Let me emphasize that the full understanding of string theory near the conifold-like singularities is one of the huge technical victories of string theory. It proves, among other things, that topology of space can change according to string theory without introducing any disasters or inconsistencies. String theory is completely smooth around this point while general relativity itself would break down because the curvature invariants classically diverge. Moreover, shocking new dualities and identities between a priori different quantities follow from this relation as an extra bonus. Roger Penrose seems to miss this point completely. If you read this blog, Sir Penrose, your humble correspondent would like to ask you to look at the relevant papers that actually prove the power and amazing consistency of string theory; nowadays, they are definitely not examples of phenomena that can be used to question extra dimensions in general or string theory in particular!

When you include branes (or fluxes), the two branches actually get continuously connected - much like two intersecting lines that can be resolved into a hyperbola. Along this "hyperbola", you may identify regions where the D-brane or the flux description is better - these two descriptions have different spacetime topology. But the transition between them is continuous; you can't divide a hyperbola into a vertical and a horizontal part.

Anke studied a non-Kähler deformation of these conifold vacua with D-branes on it and roughly 6 dual descriptions of them. There has been a lot of debate going on whether her chain of dualities was the most efficient one, whether half-flatness was necessary for supersymmetry, whether the new backgrounds were actually supersymmetric, whether various forms had to be co-closed, whether there were any relations to generalized Kähler geometry and other modern concepts, and so forth. It would probably consume too much time to analyze all the points she raised and others discussed.


  1. Hello, thank you very much for your simple words to explain something complex, I have some questions:

    1) Ok, the base of the cone is S^2xS^3 but as we move away from the singularity it remains S^2xS^3 ?

    2) Change the smooth peak for something does not affect the reality of things, i.e the physics of what this happening?

    3) Why do you want to remove the singularity, apart from the fact that I want to be Calabi Yau Non compact, Ricci flat and Kahler, what is the benefit of removing the singularity? If the singularity is a coordinate and not only physical?

    thanks for replying, all the best :-)

  2. Dear Bárbara, thanks for your kind words.
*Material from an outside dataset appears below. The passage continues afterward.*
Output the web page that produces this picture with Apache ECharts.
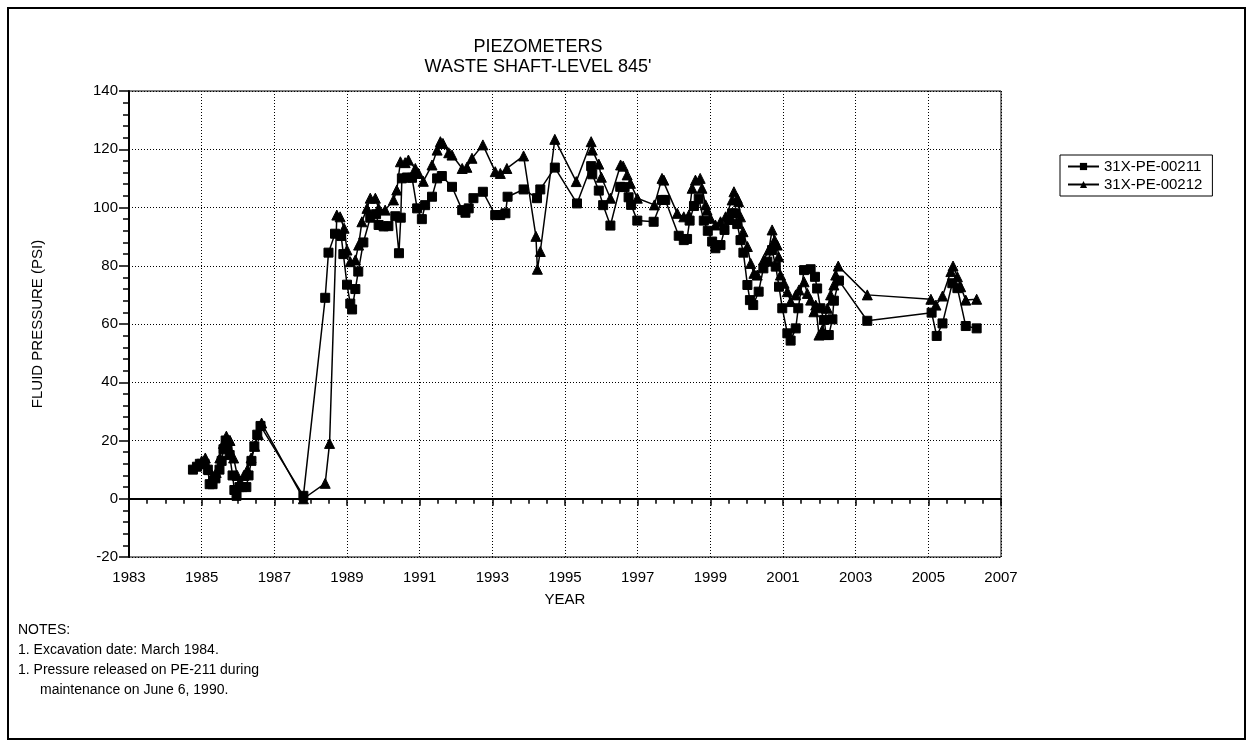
<!DOCTYPE html>
<html>
<head>
<meta charset="utf-8">
<script src="https://cdn.jsdelivr.net/npm/echarts@6/dist/echarts.min.js"></script>
<style>
  html, body { margin: 0; padding: 0; background: #fff; }
  #chart { width: 1254px; height: 747px; }
</style>
</head>
<body>
<div id="chart"></div>
<script>
// Piezometer readings, waste shaft level 845'. Decimal year and fluid pressure (psi).
const pe211Years = [
  1984.76, 1984.87, 1984.95, 1985.08, 1985.17, 1985.22, 1985.30, 1985.38, 1985.49, 1985.55,
  1985.60, 1985.66, 1985.71, 1985.77, 1985.85, 1985.90, 1985.96, 1986.04, 1986.12, 1986.23,
  1986.29, 1986.37, 1986.45, 1986.53, 1986.62, 1987.80,
  1988.40, 1988.49, 1988.67, 1988.84, 1988.90, 1989.00, 1989.09, 1989.14, 1989.23, 1989.31,
  1989.45, 1989.64, 1989.80, 1989.87, 1990.01, 1990.14, 1990.33, 1990.43, 1990.48, 1990.51,
  1990.65, 1990.79, 1990.93, 1991.06, 1991.15, 1991.34, 1991.48, 1991.61, 1991.89, 1992.17,
  1992.26, 1992.35, 1992.48, 1992.74, 1993.08, 1993.22, 1993.36, 1993.42, 1993.86, 1994.23,
  1994.32, 1994.72, 1995.33, 1995.72, 1995.75, 1995.93, 1996.05, 1996.25, 1996.52, 1996.64,
  1996.75, 1996.82, 1996.99, 1997.44, 1997.67, 1997.76, 1998.13, 1998.27, 1998.36, 1998.43,
  1998.55, 1998.68, 1998.82, 1998.93, 1999.05, 1999.14, 1999.28, 1999.39, 1999.51, 1999.60,
  1999.69, 1999.74, 1999.83, 1999.91, 2000.02, 2000.09, 2000.18, 2000.33, 2000.46, 2000.57,
  2000.70, 2000.80, 2000.89, 2000.98, 2001.12, 2001.21, 2001.35, 2001.42, 2001.58, 2001.76,
  2001.88, 2001.94, 2002.03, 2002.13, 2002.19, 2002.26, 2002.36, 2002.40, 2002.54, 2003.32,
  2005.09, 2005.23, 2005.39, 2005.66, 2005.80, 2006.03, 2006.33
];
const pe211Psi = [
  10, 11, 12, 12, 10, 5, 5, 7, 10, 13,
  17, 20, 18, 15, 8, 3, 1, 4, 4, 4,
  8, 13, 18, 22, 25, 1,
  69, 84.5, 91, 90.2, 84, 73.5, 67, 65, 72, 78,
  88, 96.5, 97.7, 94, 93.5, 93.6, 97, 84.3, 96.5, 110,
  110.3, 110.2, 99.7, 96, 100.8, 103.7, 110, 110.8, 107.1, 99.1,
  98.2, 99.7, 103.2, 105.4, 97.4, 97.4, 98, 103.7, 106.2, 103.2,
  106.2, 113.7, 101.4, 114.2, 111.4, 105.8, 100.8, 93.8, 107.1, 107,
  103.5, 100.9, 95.5, 95.1, 102.6, 102.6, 90.3, 88.8, 89.2, 95.5,
  100.5, 103, 95.5, 92, 88.3, 86, 87.1, 92.3, 95.7, 98,
  98, 94.3, 88.8, 84.5, 73.4, 68.2, 66.5, 71.1, 79.1, 81.4,
  85.4, 79.7, 72.8, 65.4, 56.8, 54.3, 58.5, 65.4, 78.5, 78.8,
  76.2, 72.2, 65.4, 61.4, 56.2, 56.2, 61.6, 68, 74.9, 61.1,
  63.9, 55.9, 60.2, 74, 72.3, 59.3, 58.5
];

const pe212Years = [
  1984.90, 1985.00, 1985.10, 1985.20, 1985.30, 1985.40, 1985.50, 1985.60, 1985.68, 1985.78,
  1985.88, 1985.98, 1986.06, 1986.16, 1986.26, 1986.36, 1986.46, 1986.56, 1986.65, 1987.80,
  1988.40, 1988.52, 1988.72, 1988.81, 1988.92, 1989.00, 1989.09, 1989.23, 1989.32, 1989.41,
  1989.55, 1989.64, 1989.78, 1989.87, 1990.05, 1990.28, 1990.37, 1990.47, 1990.60, 1990.69,
  1990.88, 1990.97, 1991.10, 1991.34, 1991.48, 1991.57, 1991.64, 1991.80, 1991.89, 1992.17,
  1992.30, 1992.44, 1992.74, 1993.08, 1993.22, 1993.40, 1993.86, 1994.20, 1994.24, 1994.32,
  1994.72, 1995.31, 1995.72, 1995.75, 1995.93, 1996.00, 1996.25, 1996.53, 1996.60, 1996.71,
  1996.80, 1996.99, 1997.46, 1997.67, 1997.72, 1998.09, 1998.27, 1998.41, 1998.50, 1998.59,
  1998.72, 1998.77, 1998.87, 1998.91, 1999.00, 1999.14, 1999.28, 1999.42, 1999.60, 1999.65,
  1999.74, 1999.78, 1999.83, 1999.90, 2000.02, 2000.11, 2000.20, 2000.29, 2000.47, 2000.61,
  2000.70, 2000.77, 2000.84, 2000.88, 2000.93, 2001.03, 2001.12, 2001.21, 2001.35, 2001.44,
  2001.58, 2001.67, 2001.76, 2001.85, 2001.90, 2001.99, 2002.08, 2002.22, 2002.31, 2002.40,
  2002.45, 2002.52, 2003.32, 2005.07, 2005.21, 2005.39, 2005.62, 2005.68, 2005.80, 2005.89,
  2006.03, 2006.33
];
const pe212Psi = [
  12, 13, 14, 10, 8, 9, 14, 19, 21.5, 20,
  14, 8, 6, 8, 10, 14, 18, 22, 26, 0,
  5.3, 19, 97.4, 96.8, 92.9, 85.4, 81.4, 82, 87.1, 95.1,
  99.7, 103.2, 103.2, 99.7, 99.1, 102.6, 106, 115.7, 115.4, 116.3,
  113.4, 111.7, 109, 114.6, 119.7, 122.6, 122, 118.8, 118, 113.4,
  113.8, 116.9, 121.5, 112.3, 111.7, 113.4, 117.7, 90.1, 78.8, 84.9,
  123.4, 108.9, 122.6, 119.7, 114.9, 110.4, 103.2, 114.6, 114.2, 111.2,
  108.3, 103.2, 100.9, 110, 109.4, 98, 96.8, 97.4, 106.6, 109.4,
  110, 106.6, 100.9, 99.1, 96.3, 94, 95.1, 96.8, 102.6, 105.4,
  103.2, 102, 96.8, 91.7, 86.6, 80.8, 77.4, 76.8, 82, 85.4,
  92.3, 88.8, 87.1, 83.1, 76.8, 74, 71.1, 67.7, 70, 71.7,
  74.5, 70.5, 68.2, 64.2, 66.5, 56.2, 57.9, 65.4, 70, 73.4,
  76.8, 79.9, 70, 68.5, 66.5, 69.6, 78, 79.9, 76.2, 72.8,
  68.2, 68.5
];

const seriesNames = ['31X-PE-00211', '31X-PE-00212'];
const titleLines = ['PIEZOMETERS', "WASTE SHAFT-LEVEL 845'"];
const noteLines = [
  'NOTES:',
  '1. Excavation date: March 1984.',
  '1. Pressure released on PE-211 during'
];
const noteContinuation = 'maintenance on June 6, 1990.';

const zip = (xs, ys) => xs.map((x, i) => [x, ys[i]]);
const FONT = 'Liberation Sans, Arial, sans-serif';
const noteStyle = { fontFamily: FONT, fontSize: 14, lineHeight: 20, fill: '#000' };

const chart = echarts.init(document.getElementById('chart'), null, { renderer: 'canvas' });

chart.setOption({
  backgroundColor: '#fff',
  animation: false,
  textStyle: { fontFamily: FONT, color: '#000' },
  title: {
    text: titleLines.join('\n'),
    left: 533,
    top: 32,
    textAlign: 'center',
    textStyle: { fontFamily: FONT, fontSize: 18, fontWeight: 'normal', color: '#000', lineHeight: 20 }
  },
  legend: {
    data: seriesNames,
    orient: 'vertical',
    left: 1060,
    top: 155,
    padding: [3, 10, 3, 7],
    itemGap: 1,
    itemWidth: 31,
    itemHeight: 9,
    borderColor: '#000',
    borderWidth: 1,
    textStyle: { fontFamily: FONT, fontSize: 15, color: '#000', lineHeight: 17 }
  },
  grid: {
    left: 129, right: 253, top: 91, bottom: 190,
    show: true, borderColor: '#000', borderWidth: 1
  },
  xAxis: {
    type: 'value',
    min: 1983, max: 2007, interval: 2,
    name: 'YEAR', nameLocation: 'middle', nameGap: 35,
    nameTextStyle: { fontFamily: FONT, fontSize: 15, color: '#000' },
    axisLine: { lineStyle: { color: '#000', width: 2 } },
    axisTick: { length: 7, lineStyle: { color: '#000', width: 1.5 } },
    minorTick: { show: true, splitNumber: 4, length: 5, lineStyle: { color: '#000', width: 1.5 } },
    axisLabel: { fontFamily: FONT, fontSize: 15, color: '#000', margin: 13, formatter: v => String(v) },
    splitLine: { show: true, lineStyle: { color: '#000', type: [1, 2], width: 1 } }
  },
  yAxis: {
    type: 'value',
    min: -20, max: 140, interval: 20,
    name: 'FLUID PRESSURE (PSI)', nameLocation: 'middle', nameGap: 84,
    nameTextStyle: { fontFamily: FONT, fontSize: 15, color: '#000' },
    axisLine: { lineStyle: { color: '#000', width: 2 } },
    axisTick: { length: 10, lineStyle: { color: '#000', width: 1.5 } },
    minorTick: { show: true, splitNumber: 5, length: 6, lineStyle: { color: '#000', width: 1.5 } },
    axisLabel: { fontFamily: FONT, fontSize: 15, color: '#000', margin: 11 },
    splitLine: { show: true, lineStyle: { color: '#000', type: [1, 2], width: 1 } }
  },
  series: [
    {
      name: seriesNames[1],
      type: 'line',
      data: zip(pe212Years, pe212Psi),
      symbol: 'triangle',
      symbolSize: 10,
      showAllSymbol: true,
      lineStyle: { color: '#000', width: 1.5 },
      itemStyle: { color: '#000', borderColor: '#000' }
    },
    {
      name: seriesNames[0],
      type: 'line',
      data: zip(pe211Years, pe211Psi),
      symbol: 'rect',
      symbolSize: 9,
      showAllSymbol: true,
      lineStyle: { color: '#000', width: 1.5 },
      itemStyle: { color: '#000', borderColor: '#000' }
    }
  ],
  graphic: [
    {
      type: 'rect',
      shape: { x: 8, y: 8, width: 1237, height: 731 },
      style: { fill: 'none', stroke: '#000', lineWidth: 2 },
      silent: true
    },
    {
      type: 'text',
      left: 18,
      top: 620,
      style: Object.assign({ text: noteLines.join('\n') }, noteStyle)
    },
    {
      type: 'text',
      left: 40,
      top: 680,
      style: Object.assign({ text: noteContinuation }, noteStyle)
    }
  ]
});
</script>
</body>
</html>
    1) One may slice a finite neighborhood of the tip of the cone along the values of "distance from the tip", and the slices will be S2 x S3 up to some distance. Later, however, the "result of the manifold", whatever it is, will show up. It can have a complicated topology and not every singular manifold with a conifold singularity may be globally sliced to S2 x S3 slices, of course.

    2) Sorry, I don't understand this question at all. In general, you can't just replace pieces of geometry by something completely different. Geometry has to obey stringent conditions, essentially Einstein's equations (Ricci flatness) so while I am not sure what you exactly wanted to replace by what and why, I guess that it is not possible.

    3) One may easily prove that the conifold singularity isn't just a coordinate singularity. The Riemann tensor clearly goes to infinity. That's true for all cones that are not locally flat (the curvature radius is equal to the distance from the tip of the cone times a universal constant) and the S2 x S3 -based conifold is obviously not Riemann-flat.

    Otherwise I don't want to "remove it" at any cost. String theory really makes it possible for spacetime to be a conifold - it allows well-defined predictions even at this geometry that naively looks singular, from the viewpoint of "just the geometry", so classical GR would be ill-defined but string theory is OK on this space.